Réforme du régime de pensions des députés, modification de lois touchant aux évaluations environnementales, abolition de l'organisme responsable d'établir une caisse autonome de l'assurance-emploi: le gouvernement Harper a remis hier en déposant un projet de loi omnibus pour mettre en oeuvre un train de mesures découlant du dernier budget, dont certaines controversées.

Cette manoeuvre a de nouveau soulevé l'ire des partis de l'opposition, qui ont dénoncé l'attitude «antidémocratique» des conservateurs et réclamé que ce deuxième projet de loi «mammouth» en moins de six mois soit divisé en différentes sections pour leur permettre de mieux l'étudier et en évaluer les conséquences.

Le premier ministre Stephen Harper et son ministre des Finances Jim Flaherty ont écarté cette demande, en soutenant que le nouveau projet de loi C-45, qui contient près de 450 pages, ne fait que reprendre des mesures déjà annoncées dans le budget déposé en mars à la Chambre des communes.

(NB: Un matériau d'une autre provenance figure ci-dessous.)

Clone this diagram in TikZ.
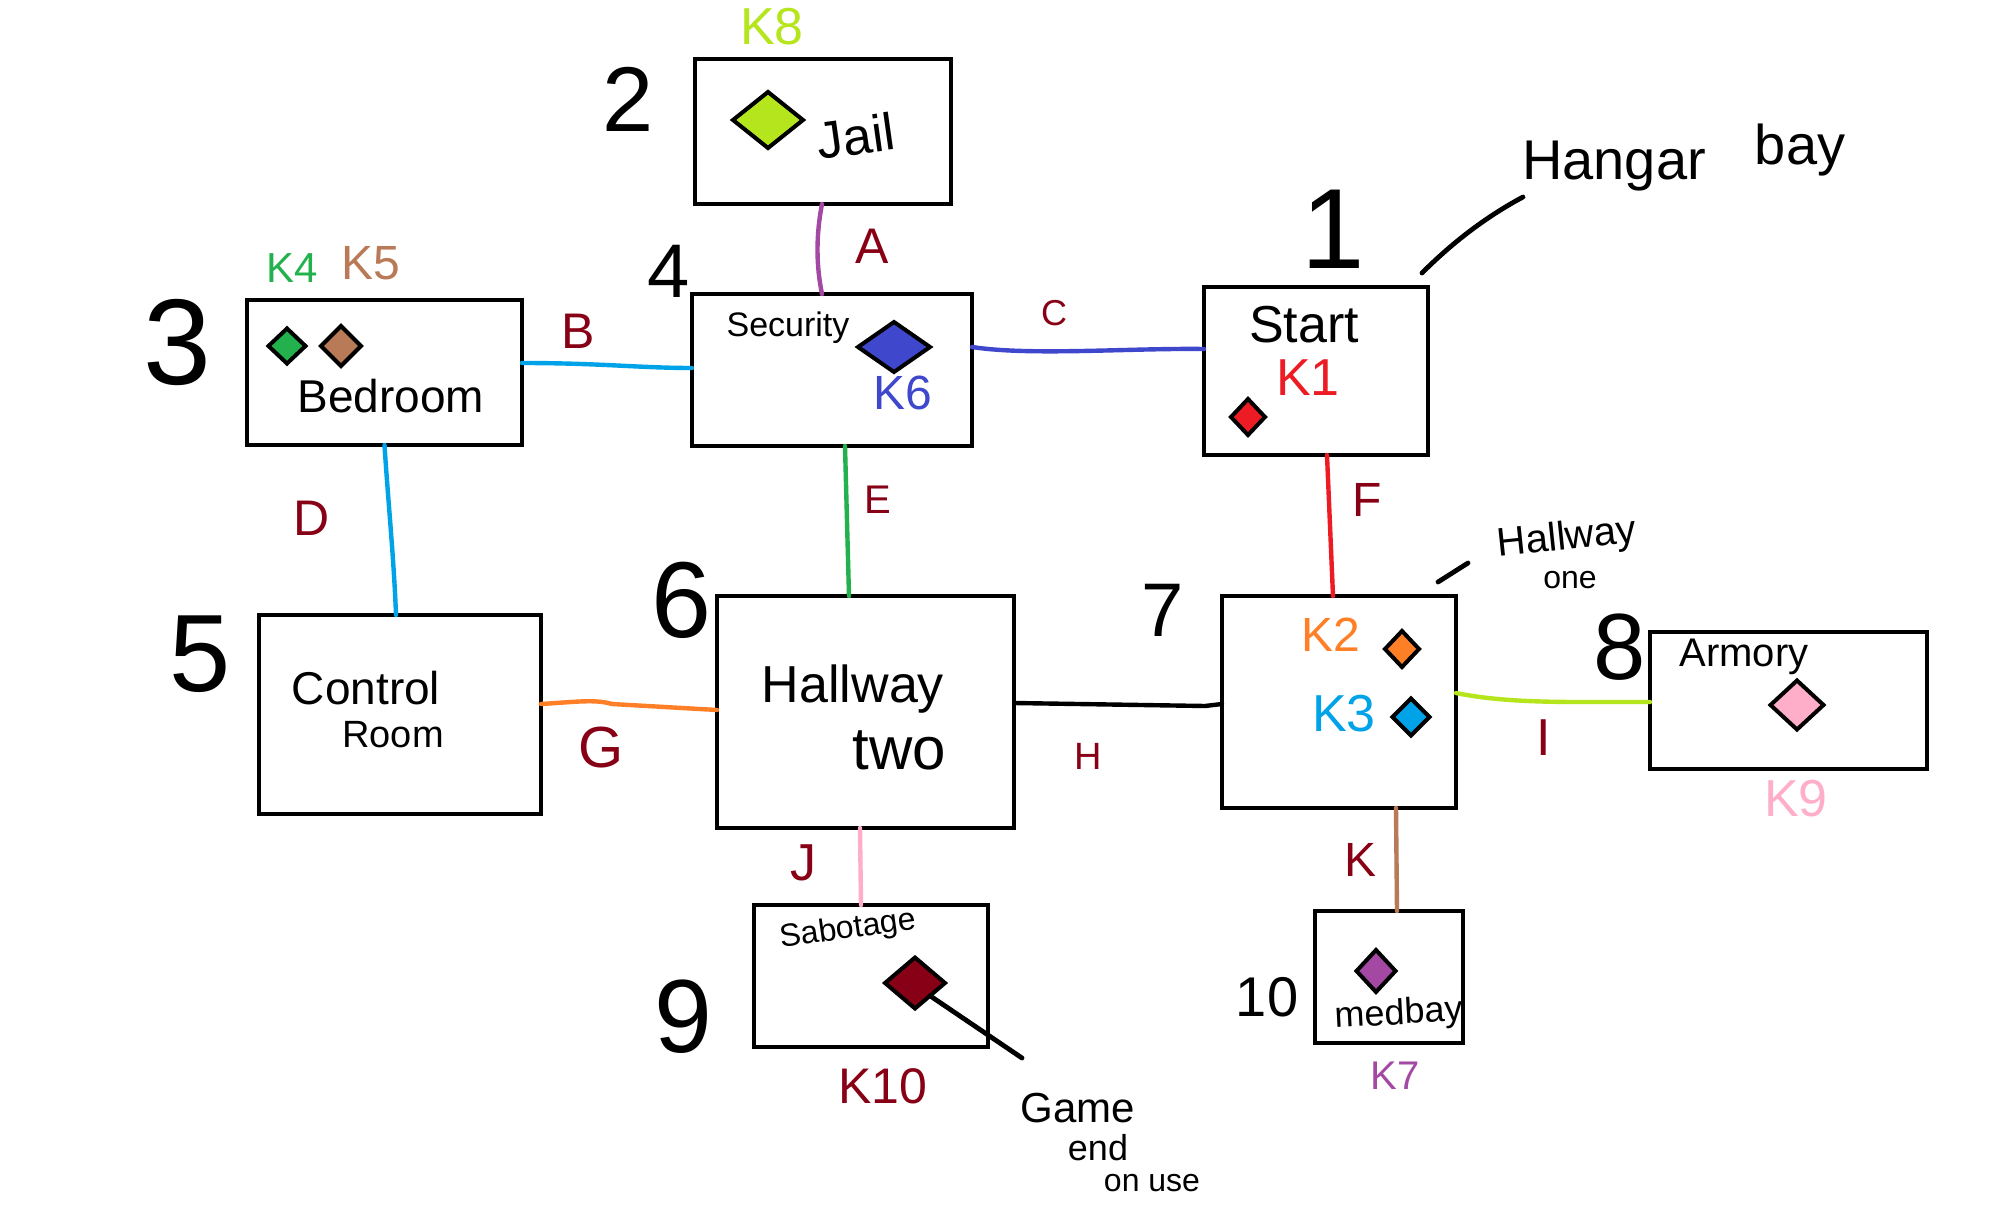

«On a dans ce projet de loi des mesures qui ont été proposées dans le budget en mars. Elles sont importantes pour l'économie et pour continuer la meilleure performance de l'économie canadienne», a tranché M. Harper.

Pensions des parlementaires

L'une des principales mesures du projet de loi vise à réformer le généreux régime de pensions des parlementaires et celui des fonctionnaires, souvent décriés par les contribuables canadiens. D'ici à 2017, les députés, sénateurs et employés de l'État paieront 50% des cotisations à leur régime de retraite et les contribuables paieront l'autre moitié.

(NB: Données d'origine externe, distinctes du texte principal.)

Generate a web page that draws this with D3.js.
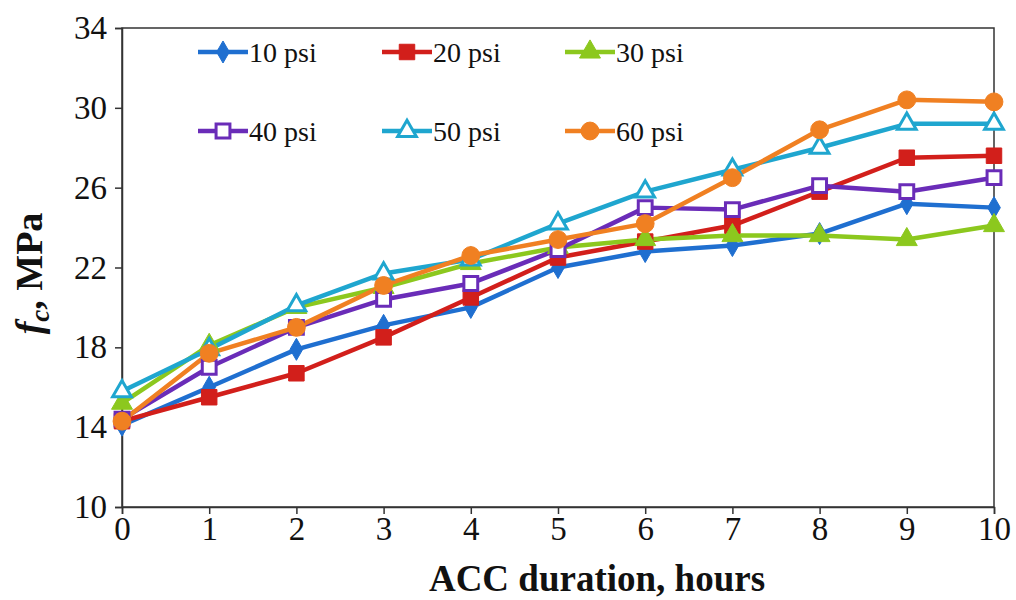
<!DOCTYPE html>
<html>
<head>
<meta charset="utf-8">
<script src="https://cdn.jsdelivr.net/npm/d3@7"></script>
<style>
  body { margin: 0; background: #fff; }
  svg text { font-family: "Liberation Serif", "Times New Roman", Times, serif; }
</style>
</head>
<body>
<div class="graph"></div>
<script>
const hours = [0, 1, 2, 3, 4, 5, 6, 7, 8, 9, 10];
const yTicks = [10, 14, 18, 22, 26, 30, 34];

const psi10 = [14.1, 16.0, 17.9, 19.1, 20.0, 22.0, 22.8, 23.1, 23.7, 25.2, 25.0];
const psi20 = [14.3, 15.5, 16.7, 18.5, 20.5, 22.5, 23.3, 24.1, 25.8, 27.5, 27.6];
const psi30 = [15.2, 18.1, 20.0, 21.0, 22.2, 23.0, 23.4, 23.6, 23.6, 23.4, 24.1];
const psi40 = [14.4, 17.0, 19.0, 20.4, 21.2, 22.9, 25.0, 24.9, 26.1, 25.8, 26.5];
const psi50 = [15.8, 17.9, 20.1, 21.7, 22.4, 24.2, 25.8, 26.9, 28.0, 29.2, 29.2];
const psi60 = [14.3, 17.7, 19.0, 21.1, 22.6, 23.4, 24.2, 26.5, 28.9, 30.4, 30.3];

const series = [
    { name: "10 psi", values: psi10, color: "#1f6fd0", marker: "diamond", fill: true },
    { name: "20 psi", values: psi20, color: "#d21f1b", marker: "square", fill: true },
    { name: "30 psi", values: psi30, color: "#8cc81e", marker: "triangle", fill: true },
    { name: "40 psi", values: psi40, color: "#6a2cb8", marker: "square", fill: false },
    { name: "50 psi", values: psi50, color: "#1fa6cf", marker: "triangle", fill: false },
    { name: "60 psi", values: psi60, color: "#f08022", marker: "circle", fill: true }
];

const outerWidth = 1016, outerHeight = 600;
const margin = { top: 28, right: 22, bottom: 93, left: 122 };
const width = outerWidth - margin.left - margin.right,
      height = outerHeight - margin.top - margin.bottom;

const svg = d3.select(".graph").append("svg")
    .attr("width", outerWidth)
    .attr("height", outerHeight)
    .append("g")
    .attr("transform", `translate(${margin.left},${margin.top})`);

const x = d3.scaleLinear().domain([0, 10]).range([0, width]);
const y = d3.scaleLinear().domain([10, 34]).range([height, 0]);

// frame
svg.append("rect")
    .attr("width", width).attr("height", height)
    .attr("fill", "none").attr("stroke", "#333").attr("stroke-width", 1.5);

const xAxis = svg.append("g")
    .attr("transform", `translate(0,${height})`)
    .call(d3.axisBottom(x).tickValues(hours).tickSize(7).tickPadding(3).tickFormat(d3.format("d")));
const yAxis = svg.append("g")
    .call(d3.axisLeft(y).tickValues(yTicks).tickSize(7).tickPadding(8));

[xAxis, yAxis].forEach(a => {
    a.attr("font-family", null);
    a.select(".domain").attr("stroke", "#333").attr("stroke-width", 1.5);
    a.selectAll(".tick line").attr("stroke", "#333").attr("stroke-width", 1.5);
    a.selectAll("text").attr("font-size", 33).attr("fill", "#111");
});

// markers
const symbolFor = { diamond: d3.symbolDiamond, square: d3.symbolSquare, triangle: d3.symbolTriangle, circle: d3.symbolCircle };
const sizeFor = { diamond: 140, square: 240, triangle: 190, circle: 250 };

function drawMarker(g, s) {
    g.append("path")
        .attr("d", d3.symbol().type(symbolFor[s.marker]).size(sizeFor[s.marker] * (s.fill ? 1 : 0.8))())
        .attr("fill", s.fill ? s.color : "#fff")
        .attr("stroke", s.color)
        .attr("stroke-width", s.fill ? 1 : 3);
}

const line = d3.line()
    .x((d, i) => x(hours[i]))
    .y(d => y(d));

series.forEach(s => {
    svg.append("path")
        .datum(s.values)
        .attr("d", line)
        .attr("fill", "none")
        .attr("stroke", s.color)
        .attr("stroke-width", 4.5)
        .attr("stroke-linejoin", "round");
});

series.forEach(s => {
    s.values.forEach((v, i) => {
        const g = svg.append("g").attr("transform", `translate(${x(hours[i])},${y(v)})`);
        drawMarker(g, s);
    });
});

// legend
const legendCols = [76, 260, 443];
const legendRows = [24, 103];
series.forEach((s, i) => {
    const lg = svg.append("g")
        .attr("transform", `translate(${legendCols[i % 3]},${legendRows[Math.floor(i / 3)]})`);
    lg.append("line")
        .attr("x1", 0).attr("x2", 50)
        .attr("stroke", s.color).attr("stroke-width", 4.5);
    drawMarker(lg.append("g").attr("transform", "translate(25,0)"), s);
    lg.append("text")
        .attr("x", 51).attr("y", 0)
        .attr("dy", "0.34em")
        .attr("font-size", 28)
        .attr("fill", "#111")
        .text(s.name);
});

// axis titles
svg.append("text")
    .attr("x", width / 2 + 39)
    .attr("y", height + 84)
    .attr("text-anchor", "middle")
    .attr("font-size", 37)
    .attr("font-weight", "bold")
    .attr("fill", "#111")
    .text("ACC duration, hours");

const yt = svg.append("text")
    .attr("transform", `translate(-80,${height / 2 + 6}) rotate(-90)`)
    .attr("text-anchor", "middle")
    .attr("font-size", 38)
    .attr("font-weight", "bold")
    .attr("fill", "#111");
yt.append("tspan").attr("font-style", "italic").text("f");
yt.append("tspan").attr("font-style", "italic").attr("font-size", 27).attr("dy", 7).text("c");
yt.append("tspan").attr("dy", -7).text(", MPa");
</script>
</body>
</html>
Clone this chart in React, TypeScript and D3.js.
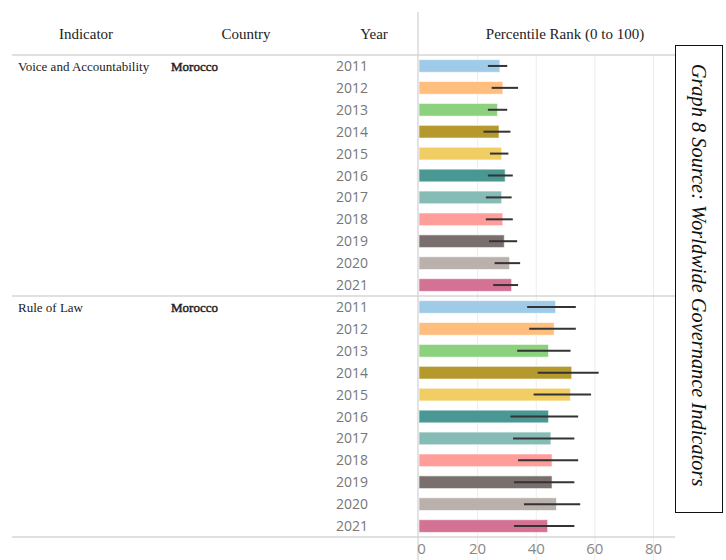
import React from "react";
import * as d3 from "d3";

const indicators = ["Voice and Accountability", "Rule of Law"];
const country = "Morocco";
const years = ["2011", "2012", "2013", "2014", "2015", "2016", "2017", "2018", "2019", "2020", "2021"];
const voiceValues = [27.6, 28.6, 26.8, 27.3, 28.2, 29.4, 28.2, 28.6, 29.1, 30.9, 31.6];
const voiceLow = [23.5, 24.8, 23.5, 22.0, 24.2, 23.5, 22.8, 22.8, 23.9, 25.8, 25.3];
const voiceHigh = [30.1, 33.8, 30.1, 31.2, 30.5, 32.0, 31.6, 32.0, 33.5, 34.5, 33.8];
const lawValues = [46.6, 46.1, 44.2, 52.1, 51.7, 44.2, 45.0, 45.4, 45.4, 46.9, 43.9];
const lawLow = [36.9, 37.6, 33.5, 40.5, 39.1, 31.2, 32.1, 33.8, 32.4, 35.8, 32.4];
const lawHigh = [53.5, 53.5, 51.7, 61.3, 58.7, 54.3, 53.0, 54.3, 53.0, 55.0, 53.0];
const yearColors = ["#a0cbe8", "#ffbe7d", "#8cd17d", "#b6992d", "#f1ce63", "#499894", "#86bcb6", "#ff9d9a", "#79706e", "#bab0ac", "#d37295"];
const xTicks = [0, 20, 40, 60, 80];
const headers = ["Indicator", "Country", "Year", "Percentile Rank (0 to 100)"];
const sourceNote = "Graph 8 Source: Worldwide Governance Indicators";

export default function App() {
  const W = 726, H = 560;
  const headerBottom = 55;
  const panelH = 241;
  const axisX = 418;
  const x = d3.scaleLinear().domain([0, 87]).range([419, 674]);
  const series = [
    { vals: voiceValues, lo: voiceLow, hi: voiceHigh },
    { vals: lawValues, lo: lawLow, hi: lawHigh },
  ];
  const serif = "'Liberation Serif', 'Times New Roman', serif";
  const sans = "'Open Sans', 'Noto Sans', sans-serif";

  return (
    <svg width={W} height={H} style={{ position: "absolute", left: 0, top: 0, background: "#fff" }}>
      {/* header texts */}
      <text x={86} y={39} textAnchor="middle" fontFamily={serif} fontSize={15} fill="#222">{headers[0]}</text>
      <text x={246} y={39} textAnchor="middle" fontFamily={serif} fontSize={15} fill="#222">{headers[1]}</text>
      <text x={374} y={39} textAnchor="middle" fontFamily={serif} fontSize={15} fill="#222">{headers[2]}</text>
      <text x={565} y={39} textAnchor="middle" fontFamily={serif} fontSize={15} fill="#222">{headers[3]}</text>

      {/* gridlines */}
      {xTicks.filter((t) => t > 0).map((t) => (
        <line key={t} x1={x(t)} x2={x(t)} y1={headerBottom} y2={H} stroke="#ececec" strokeWidth={1} />
      ))}

      {series.map((s, pi) => {
        const top = headerBottom + pi * panelH;
        const y = d3.scaleBand().domain(years).range([top, top + panelH]).paddingInner(0.42).paddingOuter(0.21);
        return (
          <g key={pi}>
            <text x={18} y={top + 16} fontFamily={serif} fontSize={13} fill="#222">{indicators[pi]}</text>
            <text x={171} y={top + 16} fontFamily={serif} fontSize={13} fill="#222" stroke="#222" strokeWidth={0.45}>{country}</text>
            {years.map((yr, i) => {
              const yc = (y(yr) as number) + y.bandwidth() / 2;
              return (
                <g key={yr}>
                  <text x={352} y={yc + 5} textAnchor="middle" fontFamily={sans} fontSize={14} fill="#777">{yr}</text>
                  <rect x={x(0)} y={y(yr)} width={x(s.vals[i]) - x(0)} height={y.bandwidth()} fill={yearColors[i]} stroke="#ffffff" strokeOpacity={0.6} strokeWidth={1} />
                  <line x1={x(s.lo[i])} x2={x(s.hi[i])} y1={yc} y2={yc} stroke="#333" strokeWidth={2} />
                </g>
              );
            })}
          </g>
        );
      })}

      {/* horizontal dividers */}
      {[0, 1, 2].map((k) => (
        <line key={k} x1={12} x2={675} y1={headerBottom + k * panelH} y2={headerBottom + k * panelH} stroke="#d6d6d6" strokeWidth={1.5} />
      ))}

      {/* vertical axis line */}
      <line x1={axisX} x2={axisX} y1={12} y2={H} stroke="#d0d0d0" strokeWidth={1.2} />

      {/* x tick labels */}
      {xTicks.map((t) => (
        <text key={t} x={t === 0 ? x(t) + 2.5 : x(t)} y={554} textAnchor="middle" fontFamily={sans} fontSize={15} fill="#888">{t}</text>
      ))}

      {/* source box */}
      <rect x={675.5} y={45.5} width={47} height={467} fill="#fff" stroke="#111" strokeWidth={1} />
      <text transform="translate(692,275) rotate(90)" textAnchor="middle" fontFamily={serif} fontStyle="italic" fontSize={20.4} fill="#111">{sourceNote}</text>
    </svg>
  );
}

À l'heure actuelle, la contribution des parlementaires n'est que de 14% et celle des fonctionnaires, de 37%. En outre, les députés élus après les prochaines élections prévues en 2015 ne pourront empocher leur pension qu'à partir de 65 ans, comparativement à 55 ans en ce moment.

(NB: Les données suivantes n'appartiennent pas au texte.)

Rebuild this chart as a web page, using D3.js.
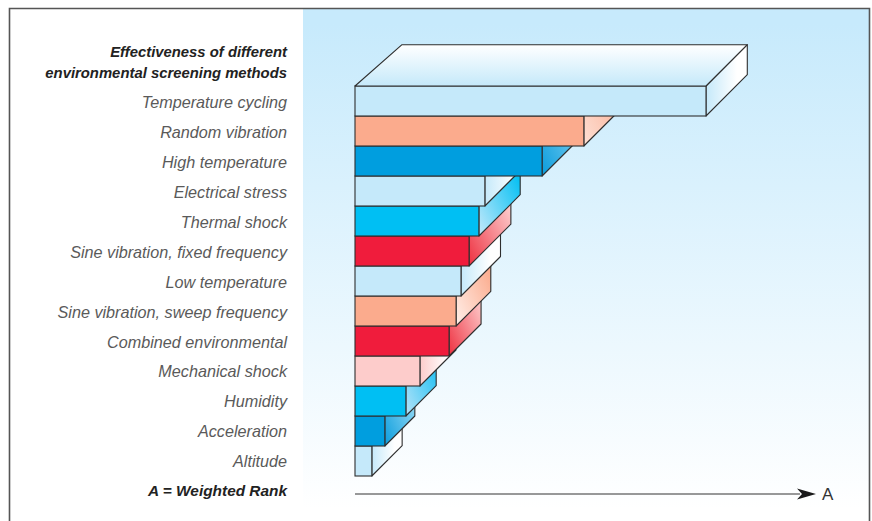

Selon le président du Conseil du Trésor, Tony Clement, le gouvernement fédéral épargnera 2,6 milliards de dollars sur cinq ans grâce à ces changements. «Pour la première fois dans l'histoire du Canada, les fonctionnaires, les députés et les sénateurs paieront leur juste part des cotisations à leur régime de pensions», a-t-il déclaré.

Le Parti libéral a offert au gouvernement Harper d'adopter en vitesse ces mesures touchant les pensions des parlementaires, pour mieux se concentrer sur les aspects plus controversés du projet de loi C-45. Le Nouveau Parti démocratique (NPD) a pour sa part proposé de créer un comité indépendant sur cette question, afin d'éviter les conflits d'intérêts. Mais les deux offres ont été rejetées.

«D'où vient le mépris du premier ministre pour les institutions parlementaires? Pourquoi ne pas faire les choses dans l'ordre: diviser le projet de loi et nous permettre de l'étudier comme il le faut?», s'est indigné le chef du NPD, Thomas Mulcair, lors de la période de questions.

Exit la caisse de l'assurance-emploi

Les partis de l'opposition ont décrié d'autres changements, dont ceux réduisant le nombre de cours d'eau «navigables», ce qui pourrait diminuer de nouveau les évaluations environnementales.

Toujours sur la question de l'environnement, le NPD a dénoncé la disparition du Conseil de contrôle des renseignements relatifs aux matières dangereuses, organisme administratif presque indépendant dont le mandat prévoit la supervision de produits dangereux utilisés sur les lieux de travail.

Le Bloc québécois et des groupes de défense des chômeurs ont aussi déploré la fermeture de l'Office de financement de l'assurance-emploi du Canada, organisme mis sur pied par le gouvernement Harper en 2009 pour gérer une caisse autonome pour le programme et établir les taux de cotisations. «Finalement, l'Office de financement sera resté une coquille vide, a lancé Pierre Céré, porte-parole du Conseil national des chômeurs et chômeuses. Et ce que ça veut dire, c'est qu'ils vont avoir les mains libres pour s'approprier les surplus.» Au contraire, a affirmé une porte-parole de la ministre des Ressources humaines, cette suspension n'est que temporaire, jusqu'à ce que la caisse ne soit plus déficitaire.

Autre changement contenu dans le projet de loi: conformément aux recommandations d'un organisme indépendant, en mai, les juges fédéraux verront leur salaire augmenter. Ainsi, la juge en chef du Canada aura une augmentation de près de 25%, de 298 000$ à 370 000$. Elle gagnera plus que le premier ministre, dont le salaire est d'environ 315 000$.

En guise de protestation, au printemps, les partis de l'opposition avaient forcé la tenue d'un marathon de votes pendant près de 24 heures sur le dernier projet de loi omnibus destiné à mettre en oeuvre d'autres éléments du dernier budget. Hier, ils prenaient connaissance du contenu de C-45. On ignore pour l'instant s'ils répéteront la manoeuvre.